Pegasus, a maker of wireless networking equipment, was created by the two men out of a dormant shell company in 2005. Knabb and Durland touted a series of acquisitions through press releases, which pushed up share values and briefly gave the penny stock company a market capitalization of $1.4 billion, according to the SEC complaint filed in federal court in San Francisco.
The former executives said in SEC filings that Pegasus issued shares to pay off debt. They forged documents to hide that the debt was a fabrication and the shares were issued to relatives and entities that Knabb and Durland controlled, according to the complaint.
Knabb, a resident of Anchorage, Alaska, and Little River, South Carolina, and Durland, of West Palm Beach, Florida, together reaped more than $30 million from the sales from 2006 to 2008, the SEC said."
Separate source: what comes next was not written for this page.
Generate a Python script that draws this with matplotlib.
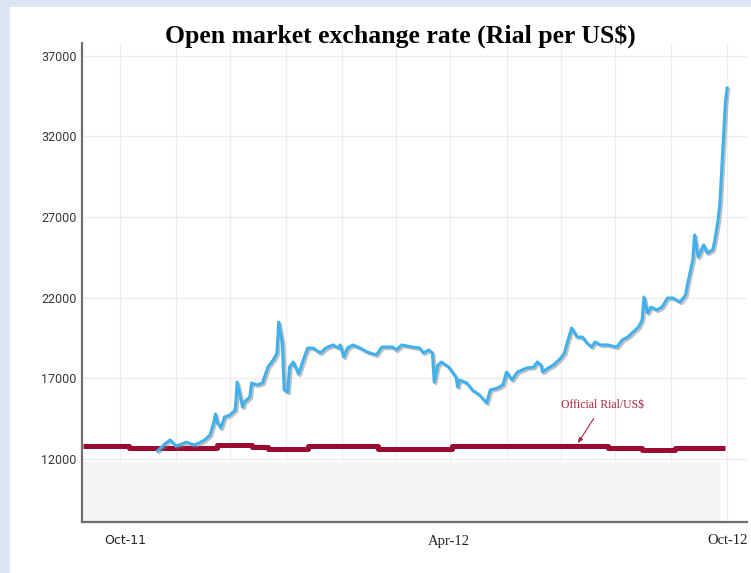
import matplotlib
matplotlib.use("Agg")
import matplotlib.pyplot as plt
from matplotlib.patches import Rectangle
import matplotlib.patheffects as pe

# ---- data (x: days since 1 Oct 2011, y: Rial per US$) ----
open_days = [18, 22, 25, 28, 30, 34, 38, 41, 44, 47, 49, 50, 51, 53, 55, 58, 61, 62, 65, 66,
             69, 70, 73, 76, 79, 82, 84, 85, 87, 88, 90, 91, 93, 96, 98, 101, 104, 108, 111, 115,
             118, 119, 121, 123, 126, 130, 134, 139, 142, 148, 150, 153, 159, 163, 165, 168, 170, 171, 173, 175,
             179, 183, 184, 185, 189, 192, 196, 200, 202, 206, 209, 211, 214, 217, 222, 226, 228, 230, 231, 234,
             237, 241, 243, 245, 247, 250, 253, 255, 258, 260, 263, 267, 272, 275, 278, 281, 284, 286, 287, 289,
             291, 294, 297, 300, 303, 307, 310, 311, 314, 315, 316, 317, 320, 322, 325, 326, 328, 329, 330, 331,
             332, 333]
open_rate = [12500, 12930, 13180, 12810, 12870, 13050, 12870, 12990, 13180, 13490, 14230, 14790, 14290, 13920, 14600, 14730, 15040, 16770, 15220, 15530,
             15840, 16710, 16590, 16710, 17700, 18140, 18570, 20490, 19190, 16280, 16150, 17700, 18010, 17270, 17950, 18880, 18880, 18570, 18880, 19070,
             18880, 19070, 18320, 18880, 19070, 18880, 18630, 18450, 18940, 18940, 18760, 19070, 18940, 18880, 18570, 18760, 18570, 16770, 17830, 18010,
             17700, 17080, 16460, 16900, 16710, 16280, 15970, 15470, 16280, 16400, 16590, 17390, 16900, 17390, 17640, 17700, 18010, 17830, 17390, 17640,
             17830, 18260, 18570, 19380, 20120, 19560, 19560, 19250, 18940, 19250, 19070, 19070, 18940, 19380, 19560, 19870, 20180, 20620, 22040, 21050,
             21420, 21240, 21420, 21980, 21980, 21730, 22170, 22790, 24340, 25890, 25140, 24520, 25270, 24770, 24960, 25450, 26820, 27870, 29920, 31960,
             34070, 35000]

official_days = [-23, 2, 51, 70, 79, 101, 140, 181, 267, 286, 304, 332]
official_rate = [12830, 12700, 12870, 12760, 12640, 12790, 12650, 12790, 12660, 12580, 12700, 12700]

y_ticks = [12000, 17000, 22000, 27000, 32000, 37000]
x_tick_pos = [0, 179, 333]
x_tick_labels = ["Oct-11", "Apr-12", "Oct-12"]
month_grid = [-3, 28, 58, 89, 120, 150, 180, 211, 241, 271, 302, 333]

title = "Open market exchange rate (Rial per US$)"
note = "Official Rial/US$"

# ---- figure ----
fig = plt.figure(figsize=(7.51, 5.73), dpi=100)
fig.patch.set_facecolor("#dce6f2")
fig.add_artist(Rectangle((10 / 751, 0), 741 / 751, 566 / 573, transform=fig.transFigure,
                         facecolor="white", edgecolor="none", zorder=0))

ax = fig.add_axes([82 / 751, 1 - 522 / 573, 665 / 751, 479 / 573])
ax.set_facecolor("none")
ax.set_xlim(-23.8, 344)
ax.set_ylim(8094, 37790)

# faint grid
for g in y_ticks:
    ax.axhline(g, color="#ededed", lw=0.9, zorder=1)
for g in month_grid:
    ax.axvline(g, color="#ededed", lw=0.9, zorder=1)
ax.axhspan(8094, 11814, xmin=0, xmax=0.96, color="#f5f5f5", zorder=1.5, lw=0)

# official rate (step)
ax.step(official_days, official_rate, where="post", color="#9b0a30", lw=3.6,
        solid_capstyle="butt", zorder=3)

# open market
ax.plot(open_days, open_rate, color="#41b1ee", lw=2.2, zorder=4, solid_joinstyle="round",
        path_effects=[pe.SimpleLineShadow(offset=(1.2, -1.2), shadow_color="#777777", alpha=0.45),
                      pe.Normal()])

# annotation
ax.annotate(note, xy=(250.5, 12990), xytext=(264, 15350), ha="center", va="center",
            fontsize=8.5, family="Liberation Serif", color="#a82444",
            arrowprops=dict(arrowstyle="-|>,head_length=0.35,head_width=0.15", color="#a82444",
                            lw=0.8, shrinkA=4, shrinkB=0))

# axes styling
for s in ["top", "right"]:
    ax.spines[s].set_visible(False)
ax.spines["left"].set_color("#6e6e6e")
ax.spines["left"].set_linewidth(1.6)
ax.spines["bottom"].set_color("#6e6e6e")
ax.spines["bottom"].set_linewidth(1.6)

ax.set_yticks(y_ticks)
ax.set_yticklabels([str(v) for v in y_ticks], fontsize=9, family="Roboto", color="#383838")
ax.tick_params(axis="y", length=0, pad=4)
ax.set_xticks(x_tick_pos)
ax.set_xticklabels(x_tick_labels, fontsize=10)
ax.tick_params(axis="x", length=0, pad=9)
fams = ["DejaVu Sans", "Liberation Serif", "Liberation Serif"]
sizes = [9, 10.5, 10.5]
for lab, f, s in zip(ax.get_xticklabels(), fams, sizes):
    lab.set_family(f)
    lab.set_fontsize(s)
    lab.set_color("#222222")

fig.text(400 / 751, 1 - 36 / 573, title, ha="center", va="center", fontsize=18.5,
         family="Liberation Serif", fontweight="bold", color="black")

fig.savefig("out.png", dpi=100, facecolor=fig.get_facecolor())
Of course, if you follow the Fool, you'd have gotten a pretty good whiff of the stench by stumbling onto the scribblings of one scrawny bald guy. I revealed much of the dirt on Knabb and Durland here. And I was not the only one warning people about the strands of scuzziness at Pegasus.
Anyone who invested in this junk company after reading any of these stories, frankly, probably deserved to get fleeced.